### WHAT THE TASK REQUIRES
Print, word for word, every line from the beginning of the listing up to and including the line with "251, 298, 342];". Pictures are to be excluded.

### INFORMATION SUPPLIED
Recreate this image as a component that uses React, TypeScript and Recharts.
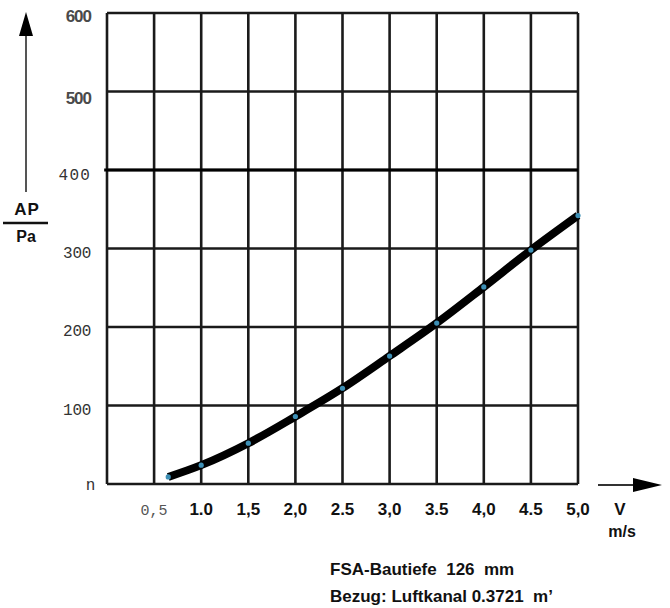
import React from 'react';
import { LineChart, Line, XAxis, YAxis, CartesianGrid, ReferenceLine } from 'recharts';

const velocity = [0.65, 1.0, 1.5, 2.0, 2.5, 3.0, 3.5, 4.0, 4.5, 5.0];
const pressure = [9, 24, 52, 86, 122, 163, 205, 251, 298, 342];

const xTicks = [0, 0.5, 1.0, 1.5, 2.0, 2.5, 3.0, 3.5, 4.0, 4.5, 5.0];
const xTickLabels = ['', '0,5', '1.0', '1,5', '2,0', '2.5', '3,0', '3.5', '4,0', '4.5', '5,0'];
const yTicks = [0, 100, 200, 300, 400, 500, 600];
const yTickLabels = ['n', '100', '200', '300', '400', '500', '600'];

const data = velocity.map((v, i) => ({ v, p: pressure[i] }));

const SANS = 'Liberation Sans, Arial, sans-serif';
const MONO = 'Liberation Mono, DejaVu Sans Mono, monospace';

const XTick = (props: any) => {
  const { x, payload } = props;
  const idx = xTicks.indexOf(payload.value);
  const label = idx >= 0 ? xTickLabels[idx] : '';
  const mono = label === '0,5';
  return (
    <text
      x={x}
      y={515}
      textAnchor="middle"
      fontFamily={mono ? MONO : SANS}
      fontWeight={mono ? 400 : 700}
      fontSize={mono ? 15 : 17}
      fill={mono ? '#555' : '#111'}
    >
      {label}
    </text>
  );
};

const YTick = (props: any) => {
  const { y, payload } = props;
  const idx = yTicks.indexOf(payload.value);
  const label = idx >= 0 ? yTickLabels[idx] : '';
  const v = payload.value;
  const bold = v >= 500;
  let dy = 9;
  if (v === 600) dy = 9;
  if (v === 500) dy = 12;
  if (v === 400) dy = 10;
  if (v === 0) dy = 6;
  return (
    <text
      x={v === 0 ? 95 : 91}
      y={y + dy}
      textAnchor="end"
      fontFamily={bold ? SANS : MONO}
      fontWeight={bold ? 700 : 400}
      fontSize={bold ? 17 : 16}
      fill={bold ? '#4a4a4a' : '#333'}
      letterSpacing={bold ? -1 : v === 400 ? 1.2 : -0.3}
    >
      {label}
    </text>
  );
};

const BlueDot = (props: any) => {
  const { cx, cy } = props;
  return <circle cx={cx} cy={cy} r={2.6} fill="#3d8fb5" />;
};

export default function App() {
  return (
    <div style={{ position: 'absolute', left: 0, top: 0, width: 670, height: 608, background: '#fff' }}>
      <LineChart
        width={670}
        height={608}
        data={data}
        margin={{ top: 13, right: 92, bottom: 94, left: 0 }}
      >
        <CartesianGrid stroke="#1a1a1a" strokeWidth={2.6} />
        <XAxis
          dataKey="v"
          type="number"
          domain={[0, 5]}
          ticks={xTicks}
          tick={<XTick />}
          axisLine={false}
          tickLine={false}
          height={30}
          interval={0}
        />
        <YAxis
          type="number"
          domain={[0, 600]}
          ticks={yTicks}
          tick={<YTick />}
          axisLine={false}
          tickLine={false}
          width={107}
          interval={0}
        />
        <ReferenceLine
          segment={[{ x: -0.03, y: 400 }, { x: 5, y: 400 }]}
          stroke="#000"
          strokeWidth={3}
          ifOverflow="visible"
        />
        <Line
          type="monotone"
          dataKey="p"
          stroke="#000"
          strokeWidth={8}
          dot={<BlueDot />}
          activeDot={false}
          isAnimationActive={false}
        />
      </LineChart>
      <svg
        width={670}
        height={608}
        style={{ position: 'absolute', left: 0, top: 0, pointerEvents: 'none' }}
      >
        <line x1={26} y1={192} x2={26} y2={30} stroke="#555" strokeWidth={2} />
        <polygon points="26,12 19,36 33,36" fill="#000" />
        <text x={27} y={215} textAnchor="middle" fontFamily={SANS} fontWeight={700} fontSize={17} fill="#111" letterSpacing={1}>AP</text>
        <line x1={3} y1={223} x2={48} y2={223} stroke="#111" strokeWidth={2.5} />
        <text x={26} y={242} textAnchor="middle" fontFamily={SANS} fontWeight={700} fontSize={16} fill="#111">Pa</text>
        <line x1={598} y1={485} x2={640} y2={485} stroke="#333" strokeWidth={2} />
        <polygon points="662,485 633,478 633,492" fill="#000" />
        <text x={620} y={515} textAnchor="middle" fontFamily={SANS} fontWeight={700} fontSize={17} fill="#111">V</text>
        <text x={622} y={537} textAnchor="middle" fontFamily={SANS} fontWeight={700} fontSize={16} fill="#111">m/s</text>
        <text x={330} y={575} fontFamily={SANS} fontWeight={700} fontSize={17} fill="#111" style={{ whiteSpace: 'pre' }}>FSA-Bautiefe  126  mm</text>
        <text x={330} y={602} fontFamily={SANS} fontWeight={700} fontSize={17} fill="#111" style={{ whiteSpace: 'pre' }}>Bezug: Luftkanal 0.3721  m’</text>
      </svg>
    </div>
  );
}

### THE REPLY
Recreate this image as a component that uses React, TypeScript and Recharts.
import React from 'react';
import { LineChart, Line, XAxis, YAxis, CartesianGrid, ReferenceLine } from 'recharts';

const velocity = [0.65, 1.0, 1.5, 2.0, 2.5, 3.0, 3.5, 4.0, 4.5, 5.0];
const pressure = [9, 24, 52, 86, 122, 163, 205, 251, 298, 342];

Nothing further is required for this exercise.